▶ WORK TO DO:
Give back exactly the lines from the beginning of the listing below to the line holding "const binLow = d3.range(0, 101);", both ends included; the pictures stay out.

::: DATA BLOCK

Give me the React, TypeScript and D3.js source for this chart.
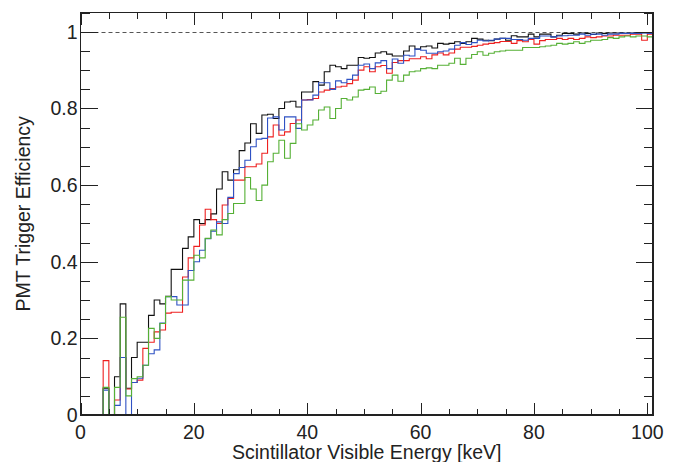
import { useEffect, useRef } from "react";
import * as d3 from "d3";

// 1 keV bins, 0..101 keV
const binLow = d3.range(0, 101);

const effBlack = [
  0, 0, 0, 0, 0.07, 0, 0.1, 0.29, 0.07, 0.15,
  0.19, 0.19, 0.26, 0.3, 0.29, 0.31, 0.38, 0.38, 0.435, 0.465,
  0.51, 0.5, 0.51, 0.525, 0.59, 0.635, 0.613, 0.64, 0.69, 0.71,
  0.76, 0.735, 0.783, 0.785, 0.774, 0.8, 0.817, 0.819, 0.804, 0.843,
  0.843, 0.87, 0.861, 0.896, 0.913, 0.909, 0.904, 0.913, 0.913, 0.933,
  0.931, 0.933, 0.945, 0.948, 0.942, 0.937, 0.937, 0.95, 0.963, 0.955,
  0.961, 0.963, 0.958, 0.97, 0.968, 0.97, 0.974, 0.97, 0.974, 0.983,
  0.981, 0.978, 0.977, 0.981, 0.983, 0.978, 0.99, 0.987, 0.987, 0.994,
  0.987, 0.994, 0.994, 0.987, 0.991, 0.996, 0.996, 0.994, 0.997, 0.996,
  0.993, 0.997, 0.996, 0.997, 0.997, 0.997, 0.996, 0.997, 0.998, 0.998,
  0.998,
];

const effBlue = [
  0, 0, 0, 0, 0.065, 0, 0.025, 0.15, 0, 0.085,
  0.096, 0.13, 0.16, 0.17, 0.24, 0.309, 0.309, 0.287, 0.287, 0.377,
  0.4, 0.43, 0.46, 0.48, 0.504, 0.5, 0.568, 0.63, 0.646, 0.665,
  0.7, 0.72, 0.722, 0.775, 0.778, 0.744, 0.778, 0.778, 0.748, 0.822,
  0.822, 0.835, 0.867, 0.867, 0.85, 0.872, 0.867, 0.876, 0.887, 0.913,
  0.916, 0.904, 0.919, 0.925, 0.904, 0.929, 0.918, 0.939, 0.937, 0.955,
  0.952, 0.944, 0.944, 0.948, 0.95, 0.955, 0.965, 0.972, 0.967, 0.972,
  0.978, 0.976, 0.978, 0.981, 0.983, 0.983, 0.98, 0.98, 0.978, 0.983,
  0.983, 0.989, 0.989, 0.987, 0.989, 0.99, 0.991, 0.991, 0.994, 0.991,
  0.994, 0.994, 0.991, 0.994, 0.994, 0.996, 0.996, 0.996, 0.996, 0.997,
  0.996,
];

const effRed = [
  0, 0, 0, 0, 0.142, 0, 0.039, 0.15, 0.068, 0.085,
  0.091, 0.174, 0.19, 0.217, 0.222, 0.266, 0.268, 0.268, 0.36, 0.41,
  0.44, 0.496, 0.537, 0.51, 0.5, 0.548, 0.565, 0.613, 0.613, 0.648,
  0.648, 0.655, 0.683, 0.726, 0.757, 0.73, 0.739, 0.761, 0.77, 0.822,
  0.823, 0.826, 0.843, 0.848, 0.852, 0.856, 0.858, 0.865, 0.874, 0.9,
  0.909, 0.896, 0.909, 0.912, 0.892, 0.92, 0.925, 0.925, 0.93, 0.93,
  0.935, 0.93, 0.94, 0.945, 0.94, 0.945, 0.955, 0.96, 0.96, 0.962,
  0.965, 0.968, 0.97, 0.972, 0.975, 0.975, 0.97, 0.977, 0.974, 0.98,
  0.968, 0.977, 0.98, 0.98, 0.983, 0.98, 0.983, 0.98, 0.983, 0.987,
  0.985, 0.987, 0.989, 0.989, 0.991, 0.991, 0.991, 0.994, 0.994, 0.978,
  0.994,
];

const effGreen = [
  0, 0, 0, 0, 0.072, 0, 0.072, 0.255, 0.05, 0.095,
  0.1, 0.13, 0.226, 0.2, 0.239, 0.309, 0.3, 0.3, 0.352, 0.352,
  0.417, 0.41, 0.461, 0.483, 0.47, 0.51, 0.526, 0.552, 0.552, 0.62,
  0.59, 0.56, 0.6, 0.661, 0.683, 0.717, 0.67, 0.709, 0.76, 0.744,
  0.757, 0.77, 0.796, 0.804, 0.774, 0.8, 0.826, 0.822, 0.83, 0.848,
  0.85, 0.856, 0.839, 0.845, 0.874, 0.887, 0.871, 0.887, 0.896, 0.898,
  0.904, 0.906, 0.904, 0.913, 0.913, 0.918, 0.931, 0.915, 0.931, 0.941,
  0.948, 0.939, 0.944, 0.948, 0.95, 0.952, 0.952, 0.952, 0.959, 0.959,
  0.959, 0.961, 0.963, 0.965, 0.97, 0.968, 0.97, 0.974, 0.97, 0.974,
  0.978, 0.978, 0.98, 0.985, 0.983, 0.987, 0.989, 0.987, 0.989, 0.989,
  0.987,
];

const series = [
  { name: "black", values: effBlack, color: "#111111" },
  { name: "red", values: effRed, color: "#ee2020" },
  { name: "blue", values: effBlue, color: "#2f52c4" },
  { name: "green", values: effGreen, color: "#55b035" },
];

const xTicks = [0, 20, 40, 60, 80, 100];
const yTicks = [0, 0.2, 0.4, 0.6, 0.8, 1];

const W = 673;
const H = 462;
const FONT = "'Liberation Sans', Arial, Helvetica, sans-serif";

export default function App() {
  const svgRef = useRef<SVGSVGElement>(null);

  useEffect(() => {
    if (!svgRef.current) return;
    const svg = d3.select(svgRef.current);
    svg.selectAll("*").remove();

    const left = 80.5, right = 653, top = 12.7, bottom = 415;
    const x = d3.scaleLinear().domain([0, 101]).range([left, right]);
    const y = d3.scaleLinear().domain([0, 1.05]).range([bottom, top]);

    svg.append("rect").attr("width", W).attr("height", H).attr("fill", "#fff");

    // dashed line at 1
    svg.append("line")
      .attr("x1", left).attr("x2", right)
      .attr("y1", Math.round(y(1)) + 0.5).attr("y2", Math.round(y(1)) + 0.5)
      .attr("stroke", "#555").attr("stroke-width", 1).attr("stroke-dasharray", "4,3");

    // histograms
    const line = d3.line<[number, number]>()
      .x((d) => x(d[0]))
      .y((d) => y(d[1]))
      .curve(d3.curveStepAfter);

    series.forEach((s) => {
      const pts: [number, number][] = binLow.map((b, i) => [b, s.values[i]]);
      pts.push([binLow[binLow.length - 1] + 1, s.values[s.values.length - 1]]);
      svg.append("path")
        .attr("d", line(pts))
        .attr("fill", "none")
        .attr("stroke", s.color)
        .attr("stroke-width", 1.1);
    });

    // frame
    const frame = svg.append("g").attr("shape-rendering", "crispEdges");
    frame.append("rect")
      .attr("x", left).attr("y", top)
      .attr("width", right - left).attr("height", bottom - top)
      .attr("fill", "none").attr("stroke", "#222").attr("stroke-width", 1.2);

    // x ticks (bottom & top)
    x.ticks(20).forEach((t) => {
      const major = xTicks.includes(t);
      const len = major ? 12 : 6;
      const px = Math.round(x(t)) + 0.5;
      frame.append("line").attr("x1", px).attr("x2", px)
        .attr("y1", bottom).attr("y2", bottom - len).attr("stroke", "#222");
      frame.append("line").attr("x1", px).attr("x2", px)
        .attr("y1", top).attr("y2", top + len).attr("stroke", "#222");
    });

    // y ticks (left & right)
    y.ticks(20).forEach((t) => {
      const major = yTicks.some((v) => Math.abs(v - t) < 1e-9);
      const len = major ? 17 : 9;
      const py = Math.round(y(t)) + 0.5;
      frame.append("line").attr("x1", left).attr("x2", left + len)
        .attr("y1", py).attr("y2", py).attr("stroke", "#222");
      frame.append("line").attr("x1", right).attr("x2", right - len)
        .attr("y1", py).attr("y2", py).attr("stroke", "#222");
    });

    // tick labels
    const lab = svg.append("g")
      .style("font-family", FONT).style("font-size", "19.5px").attr("fill", "#222");
    xTicks.forEach((t) => {
      lab.append("text").attr("x", x(t)).attr("y", 439)
        .attr("text-anchor", "middle").text(String(t));
    });
    yTicks.forEach((t) => {
      lab.append("text").attr("x", 77.5).attr("y", y(t) + 7)
        .attr("text-anchor", "end").text(String(t));
    });

    // axis titles
    lab.append("text")
      .attr("x", (left + right) / 2).attr("y", 459)
      .attr("text-anchor", "middle")
      .text("Scintillator Visible Energy [keV]");
    lab.append("text")
      .attr("transform", `translate(30,${(top + bottom) / 2}) rotate(-90)`)
      .attr("text-anchor", "middle")
      .text("PMT Trigger Efficiency");
  }, []);

  return (
    <svg
      ref={svgRef}
      width={W}
      height={H}
      style={{ position: "absolute", left: 0, top: 0 }}
    />
  );
}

::::::

▶ COMPLETE OUTPUT:
Give me the React, TypeScript and D3.js source for this chart.
import { useEffect, useRef } from "react";
import * as d3 from "d3";

// 1 keV bins, 0..101 keV
const binLow = d3.range(0, 101);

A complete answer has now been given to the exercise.